If you like to explore on dry land with a little treat at the end, I’d recommend a visit to Takamaka Rum Distillery. In the 18th century, this used to be a plantation for cinnamon and patchouli. However, after the plantation fell into disrepair, it was discovered two decades ago the soil was perfect for growing sugar cane. Takamaka rum was born! At the distillery, Francis and his team have been custodians of this historical site for the last five years and oversea the Takamaka Rum Distillery and the tour of its factory. On a typical visit, you’ll take a journey through the restored plantation house, see where the old plantation kitchen was, look at the kitchen garden and meet Taka and Maka, the resident pair of giant tortoises. A tour of the sugar press and distillery will follow,where you will learn about the different barrel woods, how many years various rums will be stored for and how this aging process affects the taste. Of course, they don’t forget about the tasting at the end – Francis is also great and explaining how best to use rum and which ones to use in cocktails or ‘on the rocks’.
The Seychelles is so diverse and beautiful, so we would recommend you visit at least two islands in order to capture the different aspects. If you don’t fancy the light aircraft journey from Mahé to Praslin, you can take the hour-long Cat Rose ferry.
If you choose to visit Praslin, one thing that is an absolute must-do, is the Vallée de Mai Nature Reserve. It’s home to the endemic coco de mer palm that bears both male and female fruit. These huge trees are spectacular and something incredibly different to your ‘regular’ palm tree. On a tour of the Vallée de Mai, you will learn about the length of time it takes for the trees and seeds to mature, and the difference in their appearance as time goes on. The deforestation and use of the coco de mer is heavily restricted due to its rarity and the fact they are the habitat for certain endemic bird species in the Seychelles. The Vallée de Mai is laced with gentle trails that can last for between an hour to up to a four-hour round trip.
For those who prefer the beach aspect of a trip, Praslin’s beaches are absolutely glorious. Anse Lazio was a favourite of mine, for its blinding white sand and clear blue waters lapping the shore. Along these picture-perfect beaches in Praslin, you will also find little local restaurants serving palm heart salads and local octopus curry – something you will find a lot of in the Seychelles, as fresh seafood is plentiful and delicious. Anse Georgette on the north-west of the island is another picture-perfect beach and accessible via a stay at Constance Lemuria. For any keen golfers out there, Constance Lemuria is a wonderful five-star luxury resort with a world-class golf course! You can snorkel and relax on the sands one day and sharpen your swing the next.
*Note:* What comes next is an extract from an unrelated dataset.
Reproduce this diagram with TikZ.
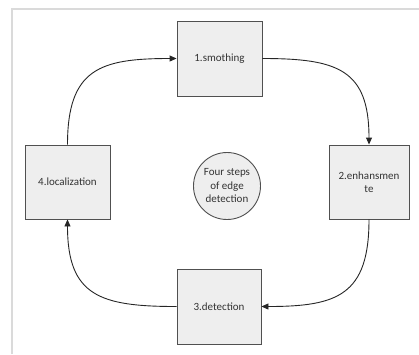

La Digue is the most undeveloped of the three main islands with very limited infrastructure, so it retains a real old-island charm. You arrive here by a Cat Rose ferry from Praslin (taking about 15 minutes) and will then head onward to your accommodation by golf buggy or open-sided truck. La Digue beaches are among the most beautiful in the world and the dramatic, shining granite boulders which rest on their sands are some of the most photographed scenes in the Seychelles, the dark stone starkly contrasting with the silver sand and azure waters. Grand Anse and Anse Source d’Argent are the ones you will find most people head to, as these are the most spectacular. However, if you hop on a bicycle and pedal around the island, then I’m sure you will find your own perfect sandy spot along the way!
La Digue is a very easy island to explore and most people do so by bike. When not beach-bound, you can visit an old vanilla plantation and see the fresh vanilla pods, as well as a working copra mill and coconut oil press. There really is nothing like the sweet smell of fresh coconut oil! At only 5km long, you can see most of the island in a day, but I would recommend spending two or three days here, to really ensure you see and take in the beauty at a leisurely pace. You can enjoy some great little local restaurants serving fresh, authentic Creole cuisine and quaint stalls selling clothing and small souvenirs. You will need to take cash though, as card payments are not too common in La Digue when you’re not in your hotel!
The Seychelles is more than just a paradise beach location and you can fill your trip with more than just snorkelling and sunbathing, such as visiting a tortoise sanctuary or hopping over to some of the smaller Outer Islands. Make the most of your time in these wonderful islands by spending 10-14 days exploring two or three of these beautiful islands.